[Start Data section]

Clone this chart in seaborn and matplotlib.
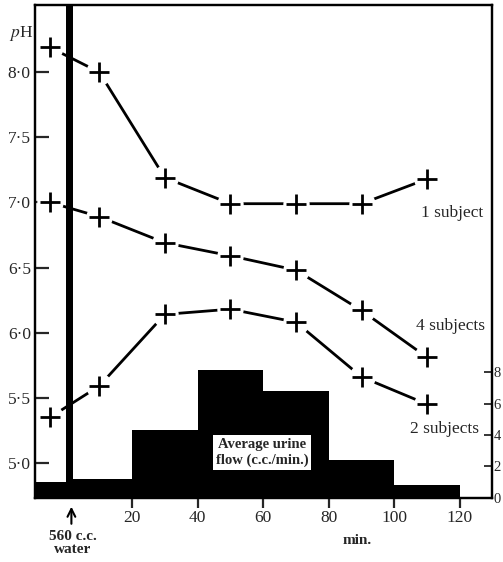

[End Data section]
[Start Data section]

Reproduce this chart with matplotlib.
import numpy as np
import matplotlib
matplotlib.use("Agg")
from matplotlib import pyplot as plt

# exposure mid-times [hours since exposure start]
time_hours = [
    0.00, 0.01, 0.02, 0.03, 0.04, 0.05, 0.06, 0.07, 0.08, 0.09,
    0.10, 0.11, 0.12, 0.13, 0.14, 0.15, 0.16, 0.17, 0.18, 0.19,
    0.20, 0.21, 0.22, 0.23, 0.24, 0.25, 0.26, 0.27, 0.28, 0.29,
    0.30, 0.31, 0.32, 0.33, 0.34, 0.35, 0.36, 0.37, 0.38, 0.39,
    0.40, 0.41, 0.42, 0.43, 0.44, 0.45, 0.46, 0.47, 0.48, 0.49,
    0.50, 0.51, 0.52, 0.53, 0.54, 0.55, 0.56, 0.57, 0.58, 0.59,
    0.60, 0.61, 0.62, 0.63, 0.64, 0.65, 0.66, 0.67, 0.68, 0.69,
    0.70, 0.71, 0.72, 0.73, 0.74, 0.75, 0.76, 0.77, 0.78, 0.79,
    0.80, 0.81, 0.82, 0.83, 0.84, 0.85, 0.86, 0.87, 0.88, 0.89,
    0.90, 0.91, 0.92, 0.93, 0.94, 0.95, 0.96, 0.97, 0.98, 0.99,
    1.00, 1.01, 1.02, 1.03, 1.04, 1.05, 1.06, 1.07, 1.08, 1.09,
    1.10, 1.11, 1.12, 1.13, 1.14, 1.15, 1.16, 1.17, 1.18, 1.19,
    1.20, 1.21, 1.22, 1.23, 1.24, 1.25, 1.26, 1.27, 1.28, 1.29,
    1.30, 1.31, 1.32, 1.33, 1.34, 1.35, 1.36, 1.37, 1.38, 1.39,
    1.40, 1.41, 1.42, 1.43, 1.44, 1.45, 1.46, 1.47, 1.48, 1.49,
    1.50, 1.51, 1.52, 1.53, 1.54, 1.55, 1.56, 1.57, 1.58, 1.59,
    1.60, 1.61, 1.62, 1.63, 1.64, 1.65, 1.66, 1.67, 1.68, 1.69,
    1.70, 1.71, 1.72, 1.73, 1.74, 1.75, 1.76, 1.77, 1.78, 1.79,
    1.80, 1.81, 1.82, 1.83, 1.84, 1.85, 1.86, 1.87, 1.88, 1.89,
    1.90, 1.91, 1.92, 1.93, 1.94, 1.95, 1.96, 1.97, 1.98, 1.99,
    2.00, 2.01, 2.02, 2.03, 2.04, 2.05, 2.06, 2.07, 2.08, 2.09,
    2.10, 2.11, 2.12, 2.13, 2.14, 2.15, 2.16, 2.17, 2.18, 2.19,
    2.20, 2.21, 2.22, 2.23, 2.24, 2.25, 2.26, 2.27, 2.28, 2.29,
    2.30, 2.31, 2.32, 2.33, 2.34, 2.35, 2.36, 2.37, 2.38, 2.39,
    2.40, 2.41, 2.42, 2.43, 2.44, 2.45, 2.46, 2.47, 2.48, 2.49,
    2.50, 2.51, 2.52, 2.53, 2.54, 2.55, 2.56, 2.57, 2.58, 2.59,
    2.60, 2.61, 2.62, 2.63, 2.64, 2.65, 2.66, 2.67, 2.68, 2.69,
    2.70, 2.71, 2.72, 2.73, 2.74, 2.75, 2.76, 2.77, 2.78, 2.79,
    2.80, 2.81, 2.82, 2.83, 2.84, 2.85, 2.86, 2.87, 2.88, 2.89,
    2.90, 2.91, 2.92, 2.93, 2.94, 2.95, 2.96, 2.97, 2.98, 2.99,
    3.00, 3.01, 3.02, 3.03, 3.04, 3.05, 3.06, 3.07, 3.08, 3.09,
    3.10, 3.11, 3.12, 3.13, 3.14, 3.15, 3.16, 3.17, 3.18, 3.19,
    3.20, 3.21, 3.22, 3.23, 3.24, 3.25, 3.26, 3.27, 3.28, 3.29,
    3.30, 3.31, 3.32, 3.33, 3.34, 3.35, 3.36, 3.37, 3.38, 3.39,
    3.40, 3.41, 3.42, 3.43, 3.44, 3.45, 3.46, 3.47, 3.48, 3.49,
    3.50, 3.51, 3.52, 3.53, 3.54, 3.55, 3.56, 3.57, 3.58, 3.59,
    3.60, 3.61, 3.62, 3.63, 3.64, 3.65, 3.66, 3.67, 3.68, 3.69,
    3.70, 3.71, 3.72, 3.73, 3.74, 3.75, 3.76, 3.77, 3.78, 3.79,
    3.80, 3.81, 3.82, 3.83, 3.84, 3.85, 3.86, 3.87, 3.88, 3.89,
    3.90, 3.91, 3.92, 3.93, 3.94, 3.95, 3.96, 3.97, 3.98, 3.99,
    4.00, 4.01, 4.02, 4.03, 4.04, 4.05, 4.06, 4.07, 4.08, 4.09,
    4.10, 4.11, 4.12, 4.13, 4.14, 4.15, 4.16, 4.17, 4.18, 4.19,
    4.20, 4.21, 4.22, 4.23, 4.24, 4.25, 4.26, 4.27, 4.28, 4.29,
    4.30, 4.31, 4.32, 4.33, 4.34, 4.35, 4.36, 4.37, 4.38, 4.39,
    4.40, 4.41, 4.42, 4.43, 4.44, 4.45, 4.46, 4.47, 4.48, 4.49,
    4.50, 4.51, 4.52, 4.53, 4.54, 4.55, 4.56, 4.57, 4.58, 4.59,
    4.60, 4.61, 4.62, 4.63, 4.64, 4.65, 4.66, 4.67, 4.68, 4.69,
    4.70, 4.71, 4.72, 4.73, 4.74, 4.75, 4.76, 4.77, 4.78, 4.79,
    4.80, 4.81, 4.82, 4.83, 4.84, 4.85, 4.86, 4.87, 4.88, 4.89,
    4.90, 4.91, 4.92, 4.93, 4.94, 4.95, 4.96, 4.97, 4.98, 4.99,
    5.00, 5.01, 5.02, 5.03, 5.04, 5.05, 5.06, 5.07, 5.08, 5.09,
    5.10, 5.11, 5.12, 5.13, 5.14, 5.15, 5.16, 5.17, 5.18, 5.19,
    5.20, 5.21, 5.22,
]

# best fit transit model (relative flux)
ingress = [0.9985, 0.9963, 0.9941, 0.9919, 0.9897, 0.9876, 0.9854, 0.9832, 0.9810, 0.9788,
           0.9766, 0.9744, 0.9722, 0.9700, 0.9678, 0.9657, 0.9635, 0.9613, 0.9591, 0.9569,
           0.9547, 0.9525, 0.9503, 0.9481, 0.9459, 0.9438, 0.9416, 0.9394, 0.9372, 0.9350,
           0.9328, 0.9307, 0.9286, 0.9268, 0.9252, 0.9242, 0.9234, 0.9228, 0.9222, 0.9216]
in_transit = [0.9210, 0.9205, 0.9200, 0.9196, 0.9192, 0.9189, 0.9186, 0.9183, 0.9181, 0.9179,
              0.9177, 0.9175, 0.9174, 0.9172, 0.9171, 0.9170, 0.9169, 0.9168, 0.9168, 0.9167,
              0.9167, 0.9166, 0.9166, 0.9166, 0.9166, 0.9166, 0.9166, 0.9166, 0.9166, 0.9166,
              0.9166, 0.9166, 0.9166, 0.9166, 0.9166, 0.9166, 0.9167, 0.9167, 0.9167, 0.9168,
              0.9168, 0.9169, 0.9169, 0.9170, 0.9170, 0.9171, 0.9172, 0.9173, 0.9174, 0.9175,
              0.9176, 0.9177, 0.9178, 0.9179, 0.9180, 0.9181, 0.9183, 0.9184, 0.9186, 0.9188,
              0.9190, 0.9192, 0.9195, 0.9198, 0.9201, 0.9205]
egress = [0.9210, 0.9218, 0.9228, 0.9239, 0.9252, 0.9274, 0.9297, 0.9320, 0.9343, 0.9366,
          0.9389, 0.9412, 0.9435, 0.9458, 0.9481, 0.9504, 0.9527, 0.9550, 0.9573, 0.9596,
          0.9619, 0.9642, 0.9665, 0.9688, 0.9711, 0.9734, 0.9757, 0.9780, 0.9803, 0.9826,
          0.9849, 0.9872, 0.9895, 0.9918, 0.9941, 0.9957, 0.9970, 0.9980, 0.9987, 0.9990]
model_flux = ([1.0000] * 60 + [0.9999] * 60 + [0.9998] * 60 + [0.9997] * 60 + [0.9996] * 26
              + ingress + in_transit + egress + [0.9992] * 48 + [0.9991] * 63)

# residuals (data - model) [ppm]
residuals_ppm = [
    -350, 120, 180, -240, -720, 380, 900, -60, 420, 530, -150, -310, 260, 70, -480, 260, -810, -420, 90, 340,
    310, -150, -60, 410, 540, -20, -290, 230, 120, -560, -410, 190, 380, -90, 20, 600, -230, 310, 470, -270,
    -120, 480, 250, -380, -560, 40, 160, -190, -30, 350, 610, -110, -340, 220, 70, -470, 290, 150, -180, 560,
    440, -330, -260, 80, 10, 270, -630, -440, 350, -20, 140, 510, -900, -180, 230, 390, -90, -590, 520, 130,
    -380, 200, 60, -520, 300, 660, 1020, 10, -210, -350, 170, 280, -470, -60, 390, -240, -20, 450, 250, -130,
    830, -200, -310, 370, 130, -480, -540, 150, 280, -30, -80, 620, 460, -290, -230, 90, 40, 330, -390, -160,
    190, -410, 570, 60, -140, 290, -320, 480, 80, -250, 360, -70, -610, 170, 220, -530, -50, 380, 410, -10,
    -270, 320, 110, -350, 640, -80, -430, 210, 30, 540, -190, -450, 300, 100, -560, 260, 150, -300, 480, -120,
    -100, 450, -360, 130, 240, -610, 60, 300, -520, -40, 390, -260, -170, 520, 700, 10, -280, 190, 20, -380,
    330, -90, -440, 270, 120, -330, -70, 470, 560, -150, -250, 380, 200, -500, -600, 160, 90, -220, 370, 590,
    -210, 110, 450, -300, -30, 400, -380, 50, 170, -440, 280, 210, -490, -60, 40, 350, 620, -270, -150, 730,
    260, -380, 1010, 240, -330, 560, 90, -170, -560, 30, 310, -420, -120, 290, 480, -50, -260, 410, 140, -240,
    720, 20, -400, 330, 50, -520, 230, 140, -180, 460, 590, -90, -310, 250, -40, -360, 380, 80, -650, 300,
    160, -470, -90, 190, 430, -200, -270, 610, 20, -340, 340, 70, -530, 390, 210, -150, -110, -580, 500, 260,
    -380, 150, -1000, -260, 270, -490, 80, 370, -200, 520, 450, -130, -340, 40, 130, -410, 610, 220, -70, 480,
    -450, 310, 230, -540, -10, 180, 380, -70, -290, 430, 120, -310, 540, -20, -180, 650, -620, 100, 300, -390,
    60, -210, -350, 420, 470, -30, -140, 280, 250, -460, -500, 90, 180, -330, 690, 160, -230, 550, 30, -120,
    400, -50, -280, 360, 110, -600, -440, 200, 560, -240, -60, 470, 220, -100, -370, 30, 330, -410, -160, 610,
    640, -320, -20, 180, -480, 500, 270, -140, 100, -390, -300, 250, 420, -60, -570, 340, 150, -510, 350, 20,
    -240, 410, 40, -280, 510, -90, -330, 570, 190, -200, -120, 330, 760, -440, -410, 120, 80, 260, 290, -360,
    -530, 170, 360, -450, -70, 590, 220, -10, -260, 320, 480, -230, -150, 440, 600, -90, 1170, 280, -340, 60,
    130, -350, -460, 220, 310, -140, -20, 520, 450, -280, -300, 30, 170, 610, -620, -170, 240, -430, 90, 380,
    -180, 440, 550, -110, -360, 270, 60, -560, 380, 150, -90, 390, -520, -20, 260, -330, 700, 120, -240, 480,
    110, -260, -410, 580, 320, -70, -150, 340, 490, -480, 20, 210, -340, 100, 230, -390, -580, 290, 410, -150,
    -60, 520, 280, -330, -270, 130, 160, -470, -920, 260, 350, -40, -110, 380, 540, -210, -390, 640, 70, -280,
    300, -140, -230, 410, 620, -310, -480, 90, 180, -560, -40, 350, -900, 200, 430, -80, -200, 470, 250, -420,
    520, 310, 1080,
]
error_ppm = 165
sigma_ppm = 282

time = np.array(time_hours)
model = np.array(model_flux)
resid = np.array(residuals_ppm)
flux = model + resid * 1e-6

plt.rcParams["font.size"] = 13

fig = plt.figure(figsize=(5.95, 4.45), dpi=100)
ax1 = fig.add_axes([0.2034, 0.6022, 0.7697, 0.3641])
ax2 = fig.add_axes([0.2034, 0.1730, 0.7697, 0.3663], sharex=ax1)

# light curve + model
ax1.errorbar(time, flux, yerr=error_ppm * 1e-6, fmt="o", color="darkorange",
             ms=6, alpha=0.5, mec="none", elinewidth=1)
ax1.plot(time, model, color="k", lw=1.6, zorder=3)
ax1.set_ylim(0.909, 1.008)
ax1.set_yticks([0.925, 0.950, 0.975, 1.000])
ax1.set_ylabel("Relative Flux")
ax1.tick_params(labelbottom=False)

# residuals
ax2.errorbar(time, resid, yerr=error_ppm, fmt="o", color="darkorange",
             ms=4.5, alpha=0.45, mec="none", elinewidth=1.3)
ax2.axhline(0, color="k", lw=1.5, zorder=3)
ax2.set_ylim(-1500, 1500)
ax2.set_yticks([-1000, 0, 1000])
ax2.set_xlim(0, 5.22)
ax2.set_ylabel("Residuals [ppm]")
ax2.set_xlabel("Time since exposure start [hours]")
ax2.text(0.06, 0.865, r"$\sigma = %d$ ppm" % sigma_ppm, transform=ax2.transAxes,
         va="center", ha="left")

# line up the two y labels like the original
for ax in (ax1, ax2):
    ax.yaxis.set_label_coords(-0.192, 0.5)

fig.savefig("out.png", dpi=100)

[End Data section]

== Your task ==
Exactly reproduce the lines that run from the line bearing "Reproduce this chart with matplotlib." through the line bearing "from matplotlib import pyplot as plt", with both end lines included.

== Task solution ==
Reproduce this chart with matplotlib.
import numpy as np
import matplotlib
matplotlib.use("Agg")
from matplotlib import pyplot as plt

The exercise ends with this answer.